22:13 そこで、王は召使いたちに言った。『この男の手足を縛って、外の暗闇に放り出せ。この男はそこで泣いて歯ぎしりすることになる。』
22:14 招かれる人は多いが、選ばれる人は少ないのです。」

3月を迎え、年度替わりの時期となった。この1か月は移行期間として大事であることを改めて感じる。

Ⅰ.食事を共にすること
福音書にはイエス様が食事をされた席のことが度々出てくる。イエス様は取税人、罪人と呼ばれる人たちと隔てなく食事を共にされた。イエス様が渡される夜、弟子たちとの最後の晩餐は詳しく記されている。この聖餐は今も私たちに引き継がれている。イエス様は復活後にもガリラヤ湖畔で弟子たちと食事を共にされた。黙示録3:20にはラオディキア教会に宛てられた言葉で、イエス様が戸をたたかれ、内からの戸が開かれたら食事を共にされることが記されている。聖書では食事をすることがただの肉体の必要ではなく、人格的な交わりとして重要なものである。教会でも食事を共にするということが大切と言える。

Ⅱ.食事の宴に招かれる
この箇所はイエス様が十字架にかかる受難週の火曜日に当たり、本書では21:18~26:5の祭司長、律法学者との長い論争である。ここは天国に入るべき人とはという主題のたとえ話である。王が王子のために荘厳、豪華な結婚披露宴を催す。賓客が呼ばれるが、自分のことが大事で誰も応答せず、何と使いを殺してしまう。王は憤ってこれらの人たちは滅ぼされた。王は披露宴に誰でも招き、たくさんの人で席は一杯になった。ここまでで、王は神様、王子はイエス様、使いは預言者や神の人になる。王の招きを断った無礼な残忍な人々は旧約の民、ユダヤ人を指している。神様の祝福は彼らから取り上げられて、良い人も悪い人も(10節)全ての人々を対象にした新約の民、イエス様を信じる者に分け与えられる。
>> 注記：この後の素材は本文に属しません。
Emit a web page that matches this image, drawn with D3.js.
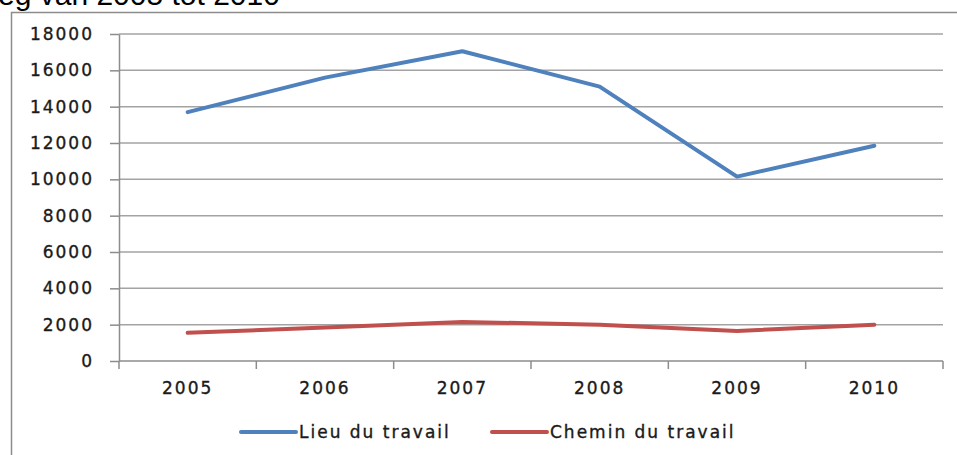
<!DOCTYPE html>
<html>
<head>
    <meta charset="utf-8" />
    <title>Lieu du travail / Chemin du travail</title>
    <style>
        body { margin: 0; background: #fff; }
        svg { display: block; }
        .lbl { font-family: "DejaVu Sans", sans-serif; font-size: 17px; letter-spacing: 2px; fill: #1a1a1a; stroke: #1a1a1a; stroke-width: 0.35px; }
    </style>
</head>
<body>
    <script src="https://cdn.jsdelivr.net/npm/d3@7"></script>
    <script>
    // data
    var years = ["2005", "2006", "2007", "2008", "2009", "2010"];
    var lieu = [13700, 15600, 17050, 15100, 10150, 11850];
    var chemin = [1550, 1850, 2150, 2000, 1650, 2000];
    var yTicks = [0, 2000, 4000, 6000, 8000, 10000, 12000, 14000, 16000, 18000];
    var seriesNames = ["Lieu du travail", "Chemin du travail"];
    var colors = ["#4F81BD", "#C0504D"];

    var width = 957,
        height = 455;

    var x = d3.scaleBand()
        .domain(years)
        .range([119, 943]);
    var y = d3.scaleLinear()
        .domain([0, 18000])
        .range([361, 34]);

    var svg = d3.select("body").append("svg")
        .attr("width", width)
        .attr("height", height);

    // title, cut off at the top of the picture
    svg.append("text")
        .attr("x", -2)
        .attr("y", 5)
        .style("font-family", "'Liberation Sans', Arial, sans-serif")
        .style("font-size", "30px")
        .style("fill", "#000")
        .text("eg van 2005 tot 2010");

    // chart frame
    svg.append("path")
        .attr("d", "M11.5," + (height + 5) + "V12.5H" + (width + 5))
        .attr("fill", "none")
        .attr("stroke", "#8c8c8c")
        .attr("stroke-width", 1.5);

    // gridlines
    svg.append("g")
        .selectAll("line")
        .data(yTicks.slice(1))
        .enter().append("line")
        .attr("x1", 119)
        .attr("x2", 943)
        .attr("y1", function(d) { return y(d); })
        .attr("y2", function(d) { return y(d); })
        .attr("stroke", "#a3a3a3")
        .attr("stroke-width", 1.5);

    // y axis
    var yAxis = d3.axisLeft(y)
        .tickValues(yTicks)
        .tickSize(9)
        .tickSizeOuter(0)
        .tickPadding(16)
        .tickFormat(function(d) { return String(d); });
    var gy = svg.append("g")
        .attr("transform", "translate(119,0)")
        .call(yAxis);
    gy.select(".domain").attr("stroke", "#8c8c8c").attr("stroke-width", 1.5);
    gy.selectAll(".tick line").attr("stroke", "#8c8c8c").attr("stroke-width", 1.5);
    gy.selectAll(".tick text").attr("class", "lbl").attr("font-family", null).attr("font-size", null).attr("fill", null);

    // x axis
    var gx = svg.append("g")
        .attr("transform", "translate(0,361)");
    gx.append("line")
        .attr("x1", 119).attr("x2", 943)
        .attr("stroke", "#8c8c8c").attr("stroke-width", 1.5);
    gx.selectAll("line.tk")
        .data(years.map(function(d) { return x(d); }).concat([x.range()[1]]))
        .enter().append("line")
        .attr("class", "tk")
        .attr("x1", function(d) { return d; })
        .attr("x2", function(d) { return d; })
        .attr("y1", 0).attr("y2", 8)
        .attr("stroke", "#8c8c8c").attr("stroke-width", 1.5);
    gx.selectAll("text")
        .data(years)
        .enter().append("text")
        .attr("class", "lbl")
        .attr("x", function(d) { return x(d) + x.bandwidth() / 2; })
        .attr("y", 27)
        .attr("dy", "0.35em")
        .attr("text-anchor", "middle")
        .text(function(d) { return d; });

    // lines
    var line = d3.line()
        .x(function(d, i) { return x(years[i]) + x.bandwidth() / 2; })
        .y(function(d) { return y(d); });

    svg.selectAll("path.series")
        .data([lieu, chemin])
        .enter().append("path")
        .attr("class", "series")
        .attr("d", line)
        .attr("fill", "none")
        .attr("stroke", function(d, i) { return colors[i]; })
        .attr("stroke-width", 4)
        .attr("stroke-linejoin", "round")
        .attr("stroke-linecap", "round");

    // legend
    var legendX = [241, 492];
    var leg = svg.selectAll("g.legend")
        .data(seriesNames)
        .enter().append("g")
        .attr("class", "legend")
        .attr("transform", function(d, i) { return "translate(" + legendX[i] + ",432)"; });
    leg.append("line")
        .attr("x1", 0).attr("x2", 55)
        .attr("stroke", function(d, i) { return colors[i]; })
        .attr("stroke-width", 4)
        .attr("stroke-linecap", "round");
    leg.append("text")
        .attr("class", "lbl")
        .attr("x", 58)
        .attr("dy", "0.35em")
        .text(function(d) { return d; });
    </script>
</body>
</html>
神様は今、全ての人を招かれている(ローマ3:21~24)。

Ⅲ.食事に相応しい装い
話は続いており、一杯になった客の中に礼服を来ていない人が一人いた。通りで連れてこられたのだから仕方ないと思う。当時の慣習では王のような人物は招待者の礼服を用意して待っていた。礼服は準備されており、着なかったのは本人の責任である。私たちはイエス様との喜びの交わりに招かれている。同時にイエス様との祝宴に相応しい装いも準備されている。それは義とされる救い以上の恵みが用意されていることを指す。ローマ6:1~8から分かるように、イエス様の救いは古い命から新しい命に、古い人から新しい人に生きるように備えらえている。この6章全体からかつては罪の奴隷であったものが神の奴隷となり、「聖潔に至る実を得…永遠のいのち」(6:22)によって歩む。私たちに神様は礼服を着せて、神様に相応しい装いを持たせられる。装いは人に見られるものであり、神様によるきよさは人に認められるものである。この服は自分で作ったり、買ったりするものではない。神様はすでに用意されて、これを着よと待っておられる。その人その人に相応しく、寸法も生地も色柄も合わせられており、美しさがある。

イエス様が用意された救いは、罪から解き放たれ、イエス様の祝宴に相応しい潔い、美しい衣が着せられ、神様を永遠に喜ぶものとされる。